Chief Wyatt Rash: My mother always used to say, "When life hands you potatoes, make potato salad."
Mona Dearly: Yeah? Well life handed me a pile of shit. What am I supposed to do with that?
Phil Dearly: Make shit salad?

Mona: Why'de you pull us over Feege?
Feege: Oh let me think about that Mona, you're riding on rims and you pulled an 1107 on an officer of the law. What the hell is the matter with you son? (to Jeph)
Mona: What did you hurt him for?
Feege: He's drunk!
Mona: No he aint! Its OK baby. (to Jeph.) You're gonna pay for this Feege! You just lost your lawn service pal!

Jeff: [while threatening to kill himself] I know you all think I killed my parents.
Chief Wyatt Rash: We don't think you killed anybody!
Jeff: Yeah?

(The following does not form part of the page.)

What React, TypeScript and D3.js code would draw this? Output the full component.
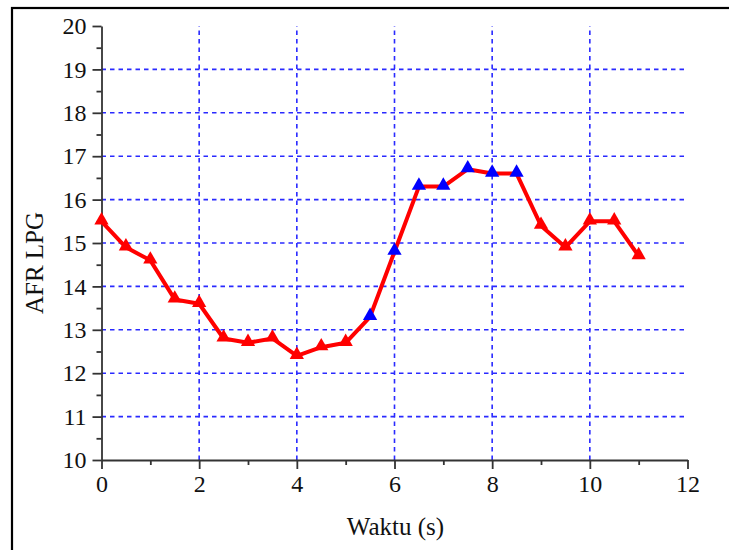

Well, you're full of shit! Everyone know I've been wanting to get back at her ever since that night...
[a flashback shows Mona cleaving a sausage]
Jeff: Hey, Ma, there's no more beer. Give me some of yours.
Mona Dearly: Don't touch that beer, Jeff.
Jeff: [reaches out] Oh, give it to me.
Mona Dearly: I SAID...
[cleaves his hand clean off]
Jeff: [screams in pain] FUCK!
[back to present, everyone goes disgusted in shock]
Jeff: Was I so wrong?
Feege: You bet your ass.
Jeff: Yeah, but, I didn't kill her. Look, don't get me wrong: I'm glad she's dead and all, but I sure as hell didn't do it.
Chief Wyatt Rash: Jeff, I know you didn't kill her.
Jeff: I didn't kill my dad neither.
Chief Wyatt Rash: Then why don't you give me the gun.
Jeff: [puts the gun to head] BECAUSE MY LIFE SUCKS, MAN!

Bobby Kalzone: [after grabbing the golf club Mona is using to damage Bobby's Yugo] God... this is. I mean, enough's enough. All I ever wanted was a nice professional business so that Ellie and I could have a...
Jeff Dearly: [Cuts off Bobby and begins tapping his thumb and middle finger together] Ya, ya, ya, you know what this is? This is the world's smallest tambourine, and it's, and it's playing some sort of song or something.
Mona Dearly: Shut up! Shut up! That's a violin, you asshole, give me that thing, give me that!